Der Abschluss Ihrer Dissertation fiel mit den Anschlägen vom 11. September 2001 zusammen?.?.?.

.?.?.?ich wurde vom Thema gewissermassen eingeholt. Von 1997 bis 2001 hatte ich im Rahmen meiner Doktorarbeit zu inszeniertem Terror geforscht. Viele sagten mir in dieser Zeit mitleidig, das sei doch nach dem Ende des Kalten Krieges abgehakt. Unmittelbar nach dem 11. September 2001 avancierte ich jedoch fast über Nacht zum begehrten Experten. Plötzlich hiess es, ich hätte doch untersucht, wie Regierungen Terror gegen die eigene Bevölkerung einsetzten. Verschiedene Leute traten an mich heran mit Hinweisen und Aufforderungen, in der Öffentlichkeit Stellung zu nehmen. Letztlich sei doch nur das Feindbild Kommunist gegen das Feindbild Islamist eingetauscht worden.

Besteht die Gefahr, dass Sie selbst in den Ruf eines Verschwörungstheoretikers geraten?

In dieser Form wurde ich schon angegriffen, ja, aber das ist ja noch kein Sachargument, also nehme ich das nicht allzu ernst. Denn man darf nicht aus Angst die Forschung einschränken, das wäre das Ende für die Friedensforschung. Wichtig ist zu realisieren, dass der 11. September so oder so eine Verschwörung ist, nämlich eine geheime Absprache von zwei oder mehr Menschen. Entweder haben Bin Laden und seine Leute Bush wirklich überrascht, das wäre die offizielle Verschwörungstheorie, oder die USA haben die Anschläge bewusst zugelassen oder selber inszeniert, das sind die alternativen Verschwörungstheorien. Ich lege mich nicht fest, welche stimmt. Aber man muss alle untersuchen. Meine Arbeit zu den Nato-Geheimarmeen hat gezeigt, dass es möglich ist, eine Verschwörung über lange Jahre aufrechtzuerhalten.

Auf die Frage, wie wir aus der Spirale von Angst, Gewalt und Manipulation aussteigen könnten, geben Sie im Buch eine erstaunliche Antwort: Jeder Mensch sei aufgerufen, eine Kultur der Vergebung und Versöhnung zu leben. Das klingt wie eine der historischen Studie angehängte Predigt.

(Lacht.) Mein Vater war Pfarrer, vielleicht kommt das daher. Jeder Mensch reagiert auf eine sich verändernde Welt anders; viele rutschen in einem Klima der Paranoia in die Angst und Gewalt ab. Meine Friedensforschung brachte mich aber zur Einsicht, dass sich der Einzelne aus der Gewaltspirale lösen kann.
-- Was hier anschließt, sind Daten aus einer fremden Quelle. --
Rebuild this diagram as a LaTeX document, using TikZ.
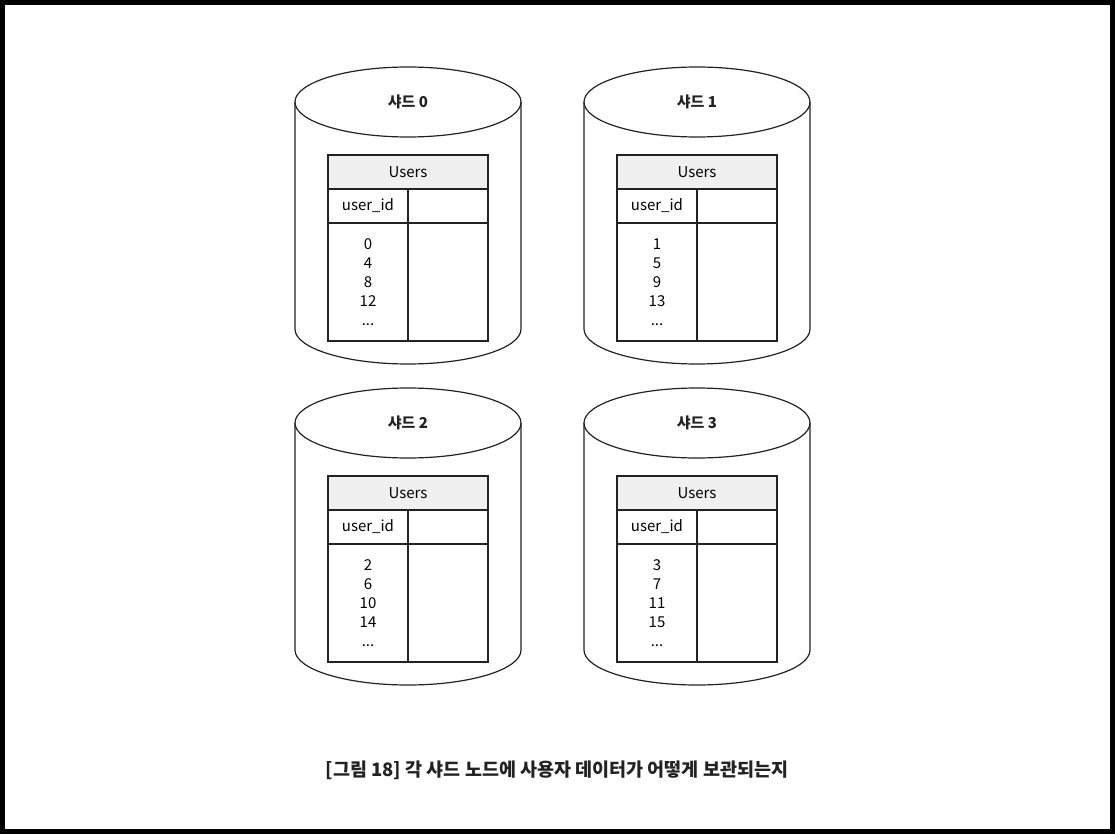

Ich kann jeden Tag entscheiden, ob ich mich durch Angst dominieren lassen oder angstfrei leben will. Ich kann das auch an mir beobachten, weil die von mir bearbeiteten Themen ja sehr heikel sind, auch für die Universität.

Sie riskieren Ihre akademische Karriere?

Ich könnte mit einer vorsichtigeren Wahl meiner Forschungsgebiete einen ruhigeren Weg beschreiten. Aber immer wenn man sich der Angst beugt, wird man schlechter und verliert an Energie.

Erhielten Sie schon Ratschläge, sich im Interesse Ihrer Karriere weniger kontroversen Forschungsgebieten zuzuwenden?

Ja, einige Kollegen haben sich schon so geäussert, es sind aber eher die Ängstlichen. Viele andere Professoren betonen, solche Forschungen würden der Wissenschaft Glaubwürdigkeit zurückgeben. In erster Linie mache ich Friedensforschung. Und da gehört es nach meinem Verständnis dazu, Kriegspropaganda und Manipulationen zu untersuchen. Das muss auch in einem universitären Rahmen möglich sein.